Provided data.
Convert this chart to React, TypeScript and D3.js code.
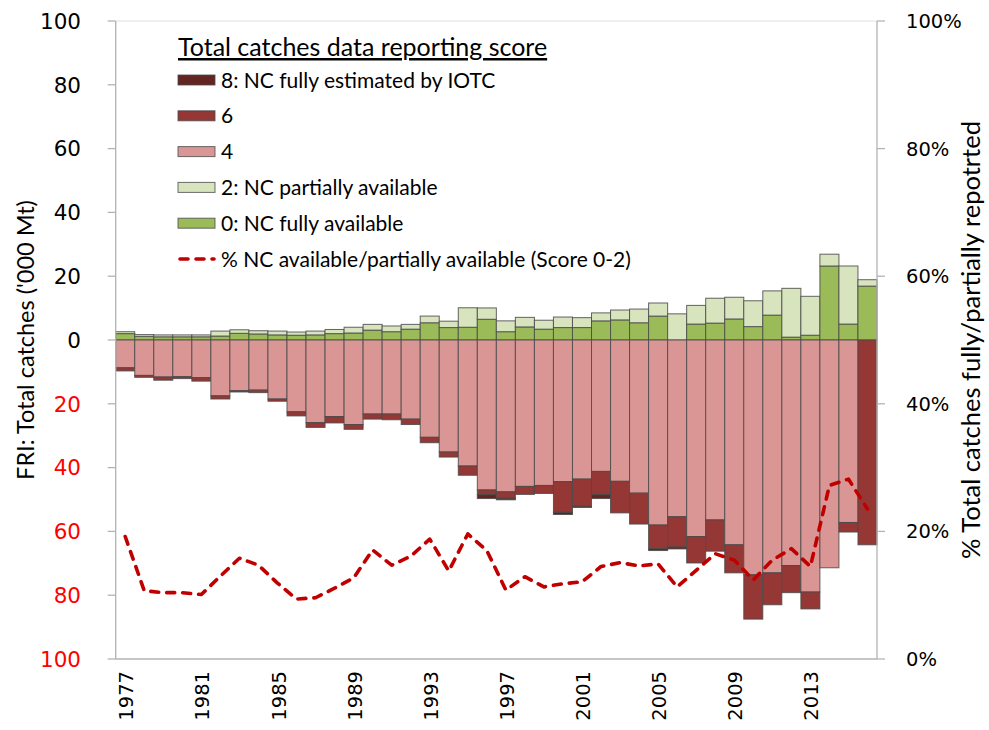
import React from "react";
import * as d3 from "d3";

const years = [
  "1977","1978","1979","1980","1981","1982","1983","1984","1985","1986",
  "1987","1988","1989","1990","1991","1992","1993","1994","1995","1996",
  "1997","1998","1999","2000","2001","2002","2003","2004","2005","2006",
  "2007","2008","2009","2010","2011","2012","2013","2014","2015","2016",
];
const yearLabels = ["1977","1981","1985","1989","1993","1997","2001","2005","2009","2013"];

// positive side
const score0 = [2.0,1.15,1.0,1.0,1.0,1.25,2.1,1.9,1.6,1.5,1.6,2.0,2.2,3.1,2.6,3.4,5.4,3.9,4.0,6.5,2.6,4.1,3.4,3.9,3.9,6.0,6.3,5.4,7.5,0,5.0,5.3,6.6,4.2,7.8,0.9,1.5,23.2,5.0,16.9];
const score2 = [0.6,0.55,0.6,0.6,0.6,1.55,1.1,1.0,1.2,1.0,1.2,1.3,1.8,1.8,1.8,1.5,2.1,2.0,6.1,3.55,3.4,3.0,2.8,3.3,3.1,2.5,3.1,4.3,4.1,8.2,5.85,7.8,6.8,8.1,7.6,15.3,12.2,3.7,18.2,2.0];
// negative side
const score4 = [8.7,11.1,11.6,11.5,11.8,17.5,15.9,15.7,18.5,22.5,25.9,24.0,26.5,23.2,23.2,24.8,30.5,35.1,39.5,47.0,47.6,45.9,45.6,44.4,43.6,41.2,44.3,48.0,58.0,55.4,61.6,56.4,64.2,73.6,73.0,70.7,79.0,71.4,57.2,0];
const score6 = [1.0,0.6,1.0,0.6,1.1,1.0,0.4,0.8,0.7,1.3,1.5,2.0,1.5,1.6,1.8,1.7,1.7,1.6,2.9,1.5,2.0,2.5,2.5,9.6,8.5,7.3,9.9,9.7,7.4,9.5,8.3,9.8,8.8,13.9,10.0,8.5,5.3,0,3.0,64.2];
const score8 = [0,0,0,0,0,0,0,0,0,0,0,0,0,0,0,0,0,0,0,1.2,0.5,0,0,0.7,0.4,1.2,0,0,0.6,0.6,0,0,0,0,0,0,0,0,0,0];
// % NC available / partially available
const pctAvail = [19.2,10.7,10.4,10.4,10.1,13.0,15.8,14.7,11.9,9.4,9.6,11.1,12.7,17.1,14.7,16.1,18.8,13.8,19.6,17.0,10.8,12.9,11.3,11.8,12.1,14.5,15.1,14.6,14.9,11.3,13.9,16.5,15.5,12.4,15.5,17.3,14.5,27.2,28.2,23.5];

const leftTicks = [100, 80, 60, 40, 20, 0, -20, -40, -60, -80, -100];
const rightTicks = [0, 20, 40, 60, 80, 100];

const legendItems = [
  { label: "8: NC fully estimated by IOTC", color: "#632523" },
  { label: "6", color: "#953735" },
  { label: "4", color: "#D99694" },
  { label: "2: NC partially available", color: "#D7E4BD" },
  { label: "0: NC fully available", color: "#9BBB59" },
];

const W = 989, H = 730;
const L = 115.7, R = 877, T = 21, B = 659;
const axisColor = "#B3B3B3";
const tickFont = "'DejaVu Sans', Verdana, sans-serif";
const textFont = "Lato, 'Open Sans', sans-serif";

export default function App() {
  const x = d3.scaleBand<string>().domain(years).range([L, R]).padding(0);
  const y = d3.scaleLinear().domain([-100, 100]).range([B, T]);
  const yR = d3.scaleLinear().domain([0, 100]).range([B, T]);
  const bw = x.bandwidth();

  const segs: { x: number; y0: number; y1: number; color: string; key: string }[] = [];
  years.forEach((yr, i) => {
    let pos = 0;
    [[score0[i], "#9BBB59"], [score2[i], "#D7E4BD"]].forEach(([v, c], k) => {
      const val = v as number;
      if (val > 0) {
        segs.push({ x: x(yr)!, y0: y(pos), y1: y(pos + val), color: c as string, key: `p${i}-${k}` });
        pos += val;
      }
    });
    let neg = 0;
    [[score4[i], "#D99694"], [score6[i], "#953735"], [score8[i], "#632523"]].forEach(([v, c], k) => {
      const val = v as number;
      if (val > 0) {
        segs.push({ x: x(yr)!, y0: y(-neg), y1: y(-(neg + val)), color: c as string, key: `n${i}-${k}` });
        neg += val;
      }
    });
  });

  const line = d3
    .line<number>()
    .x((_, i) => x(years[i])! + bw / 2)
    .y((d) => yR(d));

  const legX = 178;
  const legY0 = 80;
  const legStep = 35.8;

  return (
    <svg width={W} height={H} style={{ position: "absolute", left: 0, top: 0, background: "#fff" }}>
      {/* bars */}
      <g>
        {segs.map((s) => (
          <rect
            key={s.key}
            x={s.x}
            y={Math.min(s.y0, s.y1)}
            width={bw}
            height={Math.abs(s.y1 - s.y0)}
            fill={s.color}
            stroke="#4a4a4a"
            strokeOpacity={0.85}
            strokeWidth={1}
          />
        ))}
      </g>

      {/* axes */}
      <line x1={L} x2={L} y1={T} y2={B} stroke={axisColor} strokeWidth={1.3} />
      <line x1={R} x2={R} y1={T} y2={B} stroke={axisColor} strokeWidth={1.3} />
      <line x1={L} x2={R} y1={B} y2={B} stroke={axisColor} strokeWidth={1.3} />
      <line x1={L} x2={R} y1={T} y2={T} stroke={axisColor} strokeWidth={0.8} strokeOpacity={0.5} />

      {leftTicks.map((t) => (
        <g key={`lt${t}`}>
          <line x1={L - 8} x2={L} y1={y(t)} y2={y(t)} stroke={axisColor} strokeWidth={1.3} />
          <text
            x={81}
            y={y(t)}
            dy="0.36em"
            textAnchor="end"
            fontFamily={tickFont}
            fontSize={21.5}
            fill={t < 0 ? "#FF0000" : "#000"}
          >
            {Math.abs(t)}
          </text>
        </g>
      ))}

      {rightTicks.map((t) => (
        <g key={`rt${t}`}>
          <line x1={R} x2={R + 8} y1={yR(t)} y2={yR(t)} stroke={axisColor} strokeWidth={1.3} />
          <text
            x={906}
            y={yR(t)}
            dy="0.36em"
            textAnchor="start"
            fontFamily={tickFont}
            fontSize={19.5}
            fill="#000"
          >
            {t}%
          </text>
        </g>
      ))}

      {yearLabels.map((yr) => {
        const cx = x(yr)! + bw / 2 + 1;
        return (
          <text
            key={`yl${yr}`}
            transform={`translate(${cx},${671}) rotate(-90)`}
            dy="0.36em"
            textAnchor="end"
            fontFamily={tickFont}
            fontSize={19.5}
            fill="#000"
          >
            {yr}
          </text>
        );
      })}

      {/* axis titles */}
      <text
        transform={`translate(26,${340}) rotate(-90)`}
        dy="0.36em"
        textAnchor="middle"
        fontFamily={textFont}
        fontSize={23.5}
        fill="#000"
      >
        FRI: Total catches ('000 Mt)
      </text>
      <text
        transform={`translate(971,${340}) rotate(-90)`}
        dy="0.36em"
        textAnchor="middle"
        fontFamily={textFont}
        fontSize={25.5}
        fill="#000"
      >
        % Total catches fully/partially repotrted
      </text>

      {/* dashed percent line */}
      <path
        d={line(pctAvail) || ""}
        fill="none"
        stroke="#C00000"
        strokeWidth={3.6}
        strokeDasharray="8 8"
        strokeLinecap="round"
        strokeLinejoin="round"
      />

      {/* legend */}
      <text x={legX} y={47} dy="0.36em" fontFamily={textFont} fontSize={25} fill="#000" textDecoration="underline">
        Total catches data reporting score
      </text>
      {legendItems.map((it, k) => {
        const cy = legY0 + k * legStep;
        return (
          <g key={`lg${k}`}>
            <rect x={legX} y={cy - 5} width={37} height={10} fill={it.color} stroke="#4a4a4a" strokeOpacity={0.8} strokeWidth={1} />
            <text x={legX + 43} y={cy} dy="0.36em" fontFamily={textFont} fontSize={21} fill="#000">
              {it.label}
            </text>
          </g>
        );
      })}
      <line
        x1={legX + 2}
        x2={legX + 36}
        y1={legY0 + 5 * legStep}
        y2={legY0 + 5 * legStep}
        stroke="#C00000"
        strokeWidth={3.6}
        strokeDasharray="8 8"
        strokeLinecap="round"
      />
      <text x={legX + 43} y={legY0 + 5 * legStep} dy="0.36em" fontFamily={textFont} fontSize={21} fill="#000">
        % NC available/partially available (Score 0-2)
      </text>
    </svg>
  );
}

Task requirements.
Please extract exactly the lines of the data, from the first through the line containing "import * as", and add no pictures to the copy.

Response below.
Convert this chart to React, TypeScript and D3.js code.
import React from "react";
import * as d3 from "d3";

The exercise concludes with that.